Moyo leaps from facts to conclusions with abandon. As I read, I kept thinking things like – but that’s not the reason…. this has nothing to do with that… correlation is not causation…. that’s not why this is happening… we’ve known the real reason for that for decades…
Globalization isn’t working at its optimum because it isn’t real globalization. Free trade is anything but free trade. Treaties are a thousand pages long, with carve-outs, exceptions and workarounds that make them a fraud. Globalization is shrinking under its own pointless baggage, not because it is a failing strategy.

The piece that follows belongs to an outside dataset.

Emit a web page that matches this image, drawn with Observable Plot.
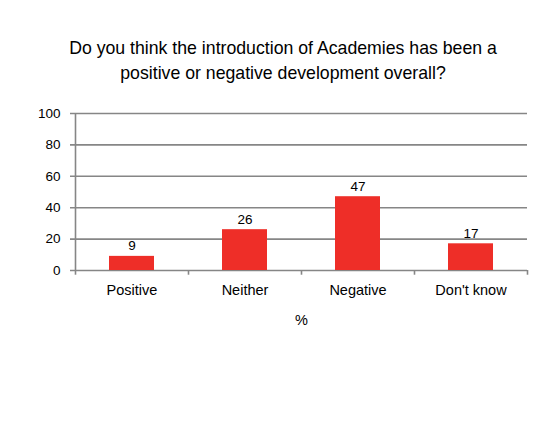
<!DOCTYPE html>
<html>
<head>
<meta charset="utf-8">
<script src="https://cdn.jsdelivr.net/npm/d3@7"></script>
<script src="https://cdn.jsdelivr.net/npm/@observablehq/plot@0.6"></script>
<style>
  body { margin: 0; background: #fff; font-family: "Liberation Sans", Arial, sans-serif; }
  #title { width: 550px; height: 95px; box-sizing: border-box; padding-top: 36px; padding-left: 16px; text-align: center; font-size: 17.7px; line-height: 25px; color: #000; }
</style>
</head>
<body>
<div id="title">Do you think the introduction of Academies has been a<br>positive or negative development overall?</div>
<div id="chart"></div>
<script>
const categories = ["Positive", "Neither", "Negative", "Don't know"];
const values = [9, 26, 47, 17];
const yTicks = [0, 20, 40, 60, 80, 100];
const axisLabel = "%";

const data = categories.map((c, i) => ({category: c, value: values[i]}));
const gridColor = "#868686";
const barColor = "#EE2E28";
const bw = (527 - 75) / categories.length;

const chart = Plot.plot({
  width: 550,
  height: 351,
  marginTop: 18,
  marginBottom: 176,
  marginLeft: 75,
  marginRight: 23,
  style: {fontFamily: "'Liberation Sans', Arial, sans-serif", fontSize: "14px", color: "#000", background: "#fff"},
  x: {domain: categories, padding: 0},
  y: {domain: [0, 100]},
  marks: [
    Plot.ruleY(yTicks, {y: d => d, stroke: gridColor, strokeWidth: 1.6, insetLeft: -5}),
    Plot.axisY(yTicks, {tickSize: 0, tickPadding: 15, fontSize: 13.5, label: null}),
    Plot.ruleX([categories[0]], {x: d => d, dx: -bw / 2, y1: 0, y2: 100, stroke: gridColor, strokeWidth: 1.6}),
    Plot.barY(data, {x: "category", y: "value", fill: barColor, insetLeft: 34, insetRight: 34}),
    Plot.text(data, {x: "category", y: "value", text: d => String(d.value), lineAnchor: "bottom", dy: -6, fontSize: 13.5, fill: "#000"}),
    Plot.ruleX(categories, {x: d => d, y1: 0, y2: -3, dx: -bw / 2, stroke: gridColor, strokeWidth: 1.6}),
    Plot.ruleX([categories[categories.length - 1]], {x: d => d, y1: 0, y2: -3, dx: bw / 2, stroke: gridColor, strokeWidth: 1.6}),
    Plot.axisX({tickSize: 0, tickPadding: 14, fontSize: 14.5, label: axisLabel, labelAnchor: "center", labelArrow: "none", labelOffset: 54})
  ]
});
document.getElementById("chart").appendChild(chart);
</script>
</body>
</html>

Sadly, her answer to every economic situation is growth, the more the better. We can grow our way out of any problem. This is so grossly naïve and wrong, it should be coming from Donald Trump, not Moyo.
Her prescriptions for saving democracy are similarly superficial, old hat, and impossible. A country that can’t escape the Electoral College is not about to implement weighted voting. In deploring the descent of voter participation, she does not account for the simple fact that voters are offered no quality choices. And she certainly has no scope to examine the fact the two party system prevents quality candidates from even bothering. They are much better off avoiding the swamp and influencing those who choose to be there. If citizens had to serve, if terms were unique, if representatives were elected by issue instead of party, things would be different. Capping expenditures, fining nonvoters and all the other usual patches she proposes will fix nothing.
And despite it all, we stumble on, reducing poverty, improving lives, and by the way, somehow avoiding chaos.